By JOHN T. WARD
Henry Perez thinks maybe he’s dropped the ball, given that his bosses – the Red Bank mayor and council – appear determined to eliminate his job.
“I totally blame myself, because my residents know more about what I do than my superiors,” the borough’s animal control officer told the the council during its monthly workshop meeting Wednesday.
Still, over the pleas of residents, the governing body showed no sign of halting a plan to sign a six-month contract with the Monmouth County SPCA.
No council members voiced support for maintaining Perez’s job, which would be eliminated by resolution if approved, possibly at the nest regular session June 16.
At a meeting conducted via Zoom, acting business administrator and police Chief Darren McConnell said the change was needed because it is “becoming increasingly difficult for us operationally for us to provide that service locally with the staffing that we have.”
The SPCA “meets that level of service” with a team of employees, he said.
That team responds to calls for domestic animals that get loose, McConnell said, as well as most wildlife calls, but not “non-emergent situations” in which a wild animal has gotten into a home.
“If you have a nest of squirrels in your attic, they don’t come and remove that nest,” he said. “Technically, we should not be doing that, either. We’re not a pest control company. That’s not what animal control is about.”
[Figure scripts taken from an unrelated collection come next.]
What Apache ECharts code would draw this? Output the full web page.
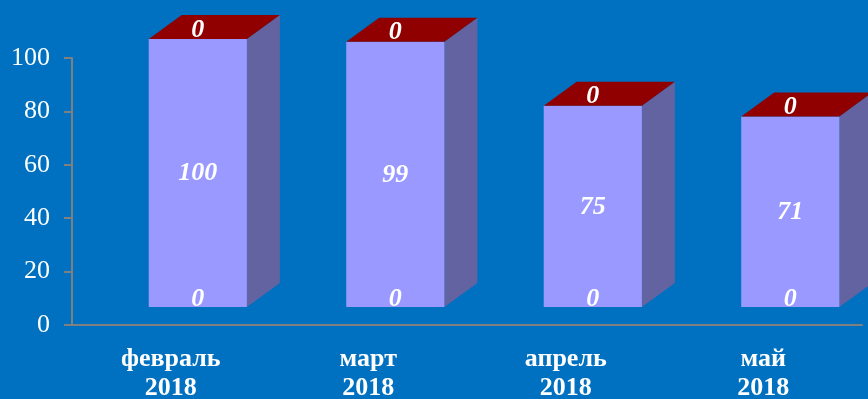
<!DOCTYPE html>
<html>
<head>
    <meta charset="utf-8">
    <title>ECharts</title>
    <script src="https://cdn.jsdelivr.net/npm/echarts@6/dist/echarts.min.js"></script>
    <style type="text/css">
        html, body { margin: 0; padding: 0; background: #0070C0; }
        #main { width: 868px; height: 399px; }
    </style>
</head>
<body>
<div id="main"></div>
<script type="text/javascript">
    // данные
    var months = ['февраль\n2018', 'март\n2018', 'апрель\n2018', 'май\n2018'];
    var bottomVals = [0, 0, 0, 0];
    var middleVals = [100, 99, 75, 71];
    var topVals = [0, 0, 0, 0];
    var yTicks = [0, 20, 40, 60, 80, 100];

    var barData = months.map(function (m, i) {
        return [i, bottomVals[i], middleVals[i], topVals[i]];
    });

    var labelFont = {
        fill: '#fff',
        fontFamily: 'Liberation Serif',
        fontWeight: 'bold',
        fontStyle: 'italic',
        fontSize: 26,
        align: 'center',
        verticalAlign: 'middle'
    };

    function renderBar(params, api) {
        var i = api.value(0);
        var lo = api.value(1), mid = api.value(2), hi = api.value(3);
        var band = api.size([1, 0])[0];
        var center = api.coord([i, 0]);
        var w = band * 0.497;
        var dx = band * 0.167, dy = 24, lift = 18;
        var x0 = center[0] + band * 0.137 - w / 2;
        var yBase = api.coord([i, 0])[1] - lift;
        var yLo = api.coord([i, lo])[1] - lift;
        var yMid = api.coord([i, lo + mid])[1] - lift;
        var yTop = api.coord([i, lo + mid + hi])[1] - lift - 1;
        var cx = x0 + w / 2;
        var kids = [
            {type: 'polygon', shape: {points: [[x0 + w, yBase], [x0 + w + dx, yBase - dy], [x0 + w + dx, yTop - dy], [x0 + w, yTop]]},
                style: {fill: '#6363A1'}},
            {type: 'rect', shape: {x: x0, y: yTop, width: w, height: yBase - yTop},
                style: {fill: '#9999FF'}},
            {type: 'polygon', shape: {points: [[x0, yTop], [x0 + dx, yTop - dy], [x0 + w + dx, yTop - dy], [x0 + w, yTop]]},
                style: {fill: '#900000'}},
            {type: 'text', x: cx, y: yBase - 8, style: Object.assign({text: String(lo)}, labelFont)},
            {type: 'text', x: cx, y: (yLo + yMid) / 2, style: Object.assign({text: String(mid)}, labelFont)},
            {type: 'text', x: cx, y: yTop - 9, style: Object.assign({text: String(hi)}, labelFont)}
        ];
        return {type: 'group', children: kids};
    }

    var chart = echarts.init(document.getElementById('main'));
    chart.setOption({
        backgroundColor: '#0070C0',
        animation: false,
        grid: {left: 72, right: 6, top: 58, bottom: 74, containLabel: false, outerBoundsMode: 'none'},
        xAxis: {
            type: 'category',
            data: months,
            boundaryGap: true,
            axisLine: {lineStyle: {color: '#808080', width: 2}},
            axisTick: {length: 7, lineStyle: {color: '#808080', width: 2}},
            axisLabel: {
                color: '#fff',
                fontFamily: 'Liberation Serif',
                fontWeight: 'bold',
                fontSize: 26,
                lineHeight: 29,
                margin: 20
            }
        },
        yAxis: {
            type: 'value',
            min: yTicks[0],
            max: yTicks[yTicks.length - 1],
            interval: 20,
            splitLine: {show: false},
            axisLine: {show: true, lineStyle: {color: '#808080', width: 2}},
            axisTick: {show: true, length: 8, lineStyle: {color: '#808080', width: 2}},
            axisLabel: {
                color: '#fff',
                fontFamily: 'Liberation Serif',
                fontSize: 26,
                margin: 22
            }
        },
        series: [{
            type: 'custom',
            renderItem: renderBar,
            clip: false,
            data: barData
        }]
    });
</script>
</body>
</html>
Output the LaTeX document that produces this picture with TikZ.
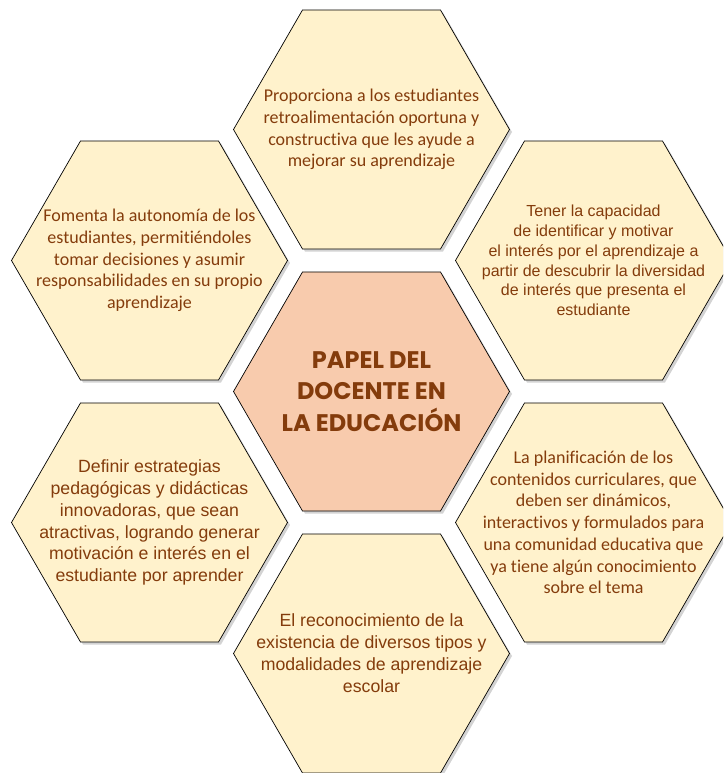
\documentclass[tikz,border=0pt]{standalone}
\usepackage{fontspec}
\setmainfont{Carlito}[Ligatures=NoCommon]
\newfontfamily\arialfont{Liberation Sans}
\newfontfamily\titlefont{Poppins}
\usetikzlibrary{shapes.geometric, shadows}

\definecolor{textbrown}{HTML}{843C0C}
\definecolor{cream}{HTML}{FFF2CC}
\definecolor{peach}{HTML}{F8CBAD}

\tikzset{
  hexa/.style={regular polygon, regular polygon sides=6, minimum size=276pt, inner sep=0pt,
    draw=black, line width=0.7pt, fill=cream,
    drop shadow={shadow xshift=2.5pt, shadow yshift=-2.5pt, opacity=0.35}},
  calibritext/.style={text=textbrown, align=center, font=\fontsize{18}{21.7}\selectfont},
  arialtext/.style={text=textbrown, align=center, font=\arialfont\fontsize{17.7}{21.9}\selectfont},
  titletext/.style={text=textbrown, align=center, font=\titlefont\bfseries\fontsize{24}{31.7}\selectfont}
}

\begin{document}
\begin{tikzpicture}[x=1pt, y=1pt]
	\def\dx{222};
	\def\dy{131};

	\useasboundingbox (-371.5,-381.5) rectangle (351.5,391.5);
	\clip (-371.5,-381.5) rectangle (351.5,391.5);

	\node[hexa] (top) at (0,2*\dy) {};
	\node[hexa] (upleft) at (-\dx,\dy) {};
	\node[hexa] (upright) at (\dx,\dy) {};
	\node[hexa] (lowleft) at (-\dx,-\dy) {};
	\node[hexa] (lowright) at (\dx,-\dy) {};
	\node[hexa] (bottom) at (0,-2*\dy) {};
	\node[hexa, fill=peach] (center) at (0,0) {};

	\node[titletext] (centertext) at (center.center) {PAPEL DEL\\DOCENTE EN\\LA EDUCACIÓN};

	\node[calibritext] (toptext) at (top.center) {Proporciona a los estudiantes\\retroalimentación oportuna y\\constructiva que les ayude a\\mejorar su aprendizaje};

	\node[calibritext] (uplefttext) at (upleft.center) {Fomenta la autonomía de los\\estudiantes, permitiéndoles\\tomar decisiones y asumir\\responsabilidades en su propio\\aprendizaje};

	\node[arialtext, font=\arialfont\fontsize{16}{19.8}\selectfont] (uprighttext) at (upright.center) {Tener la capacidad\\de identificar y motivar\\el interés por el aprendizaje a\\partir de descubrir la diversidad\\de interés que presenta el\\estudiante};

	\node[arialtext] (lowlefttext) at (lowleft.center) {Definir estrategias\\pedagógicas y didácticas\\innovadoras, que sean\\atractivas, logrando generar\\motivación e interés en el\\estudiante por aprender};

	\node[calibritext] (lowrighttext) at (lowright.center) {La planificación de los\\contenidos curriculares, que\\deben ser dinámicos,\\interactivos y formulados para\\una comunidad educativa que\\ya tiene algún conocimiento\\sobre el tema};

	\node[arialtext] (bottomtext) at (bottom.center) {El reconocimiento de la\\existencia de diversos tipos y\\modalidades de aprendizaje\\escolar};
\end{tikzpicture}
\end{document}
A raccoon “running around your living room while you and your kids are there” would be considered “a true emergency,” and the SPCA would handle that at no charge, McConnell said.
Under the contract, Red Bank would be grouped in with six other towns – Fair Haven, Little Silver, Shrewsbury Borough, Shrewsbury Township, Eatontown and Oceanport – in a coverage zone that currently generates an average of six calls for service per day, said Councilman Michael Ballard.
Residents would have to pay up to $118 an hour to have wild animals removed from their homes in situations that are not considered a human hazard, under the contract.
“Essentially, they provide all the services we do or should provide, hopefully with a little more ease because of their staffing levels,” he said.
He said the SPCA’s response time averages 20 to 25 minutes.
Calling into the meeting, Perez said his response time is under 8 minutes, though he doesn’t respond after work hours in order to spare the borough paying him overtime; instead, he calls in his backup, Long Branch animal officer Debbie Nagel, at $50 per hour.
Opponents of the change continued to focus on Perez’ intimate knowledge of the borough’s animal population.
Perez also spotlighted his care for wild critters, He cited his rescue of chicks found abandoned in a nest tucked beneath an air conditioner in a Spring Street apartment undergoing a change in tenancy Tuesday.
“We do that as a courtesy to the residents,” Perez said. If the landlord was faced with paying for the removal, “what do you think they’ll do with the baby birds? They’ll just throw them out, because they don’t want to pay the $90.”
McConnell said he has notified Fair Haven and Shrewsbury Township that the borough may exercise an exit clause in an interlocal agreement under which Red Bank provides Perez’s service to those towns.
Under the six-month contract, the borough would pay $4,800 per month, or a total $28,800 through the end of this year.
In response to a resident’s suggestion that Red Bank negotiate a new agreement with those towns, McConnell said they were not interested in doing so.
“Every decision is not dollars and cents. There’s a human aspect here,” said Ballard. “But I just want the residents to have a full understanding of what we’re considering.”
Councilman Hazim Yassin was absent. Shortly before the meeting, the Monmouth County Clerk posted updated, but still unofficial, Democratic primary returns that showed him in third place in a four-way race for two spots on the party’s ballot in the November general election.